The kitchen counter-top ovens that have a strong forced-air fan inside the oven chamber are the best to use as a reflow oven. The UltraVection oven, manufactured many years ago, is one such oven (look on YouTube.) I converted one and used it successfully without a controller. It was not easy to use because I had to experiment to get the pre-heat timing just right, but it did OK for a few dozen boards and the price was right at $10, used.

To give yourself the best chance at success, you need to use a good, robust solder paste. I would recommend no other than
Kester Easy Profile 256 (EP-256) for a no-clean lead-bearing paste, or
Kester NXG1 no-clean lead-free solder paste.

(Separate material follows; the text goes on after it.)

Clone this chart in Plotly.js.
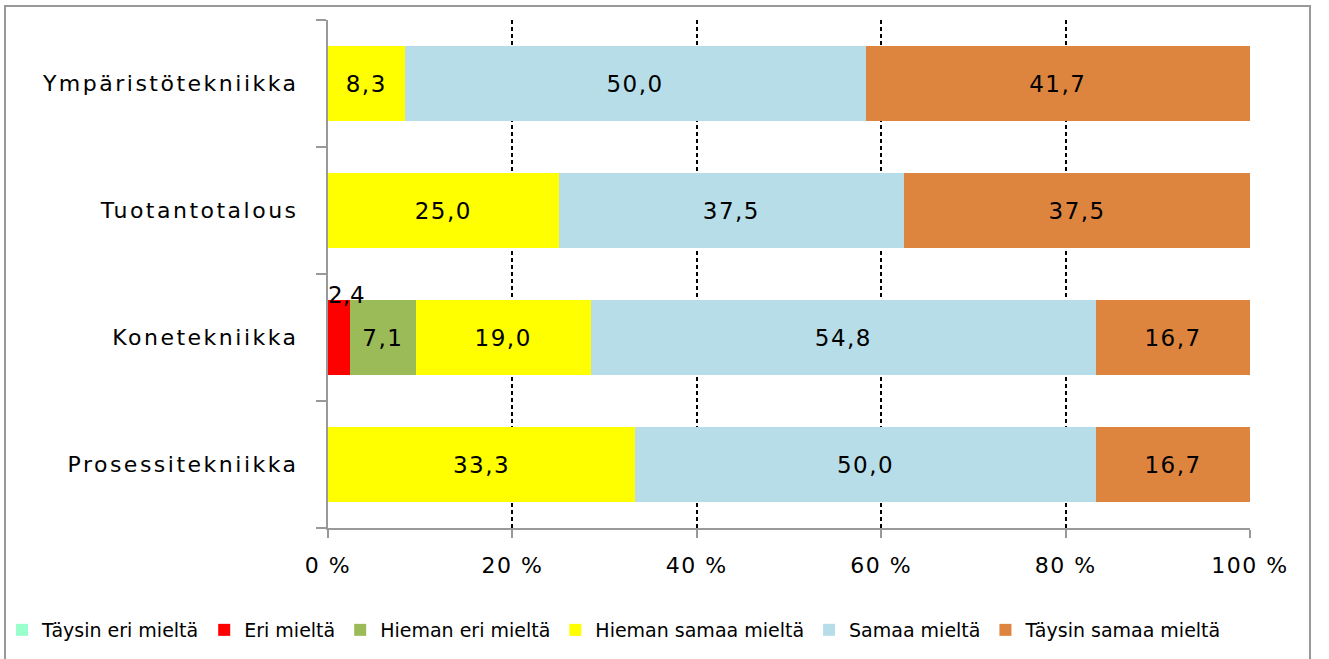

They are the best-of-class for printing and reflow. They're damn good.
Also, don't think you can buy a small syringe of solder paste off eBay and have it usable for stenciling. Solder paste needs to be refrigerated and once it's repackaged out of it's original factory jar or cartridge, it looses it's stenciling properties fairly quickly, maybe 2 - 3 weeks. Buy a 1000 g. jar, not the cartridge. You need to stir the whole jar for a few minutes just before you use it then "condition" the paste with your metal squeegee.

A top-quality desktop "batch" reflow oven will set you back $5000 US and even those kind of suck on temperature control. I've used them and was not impressed, to say the least.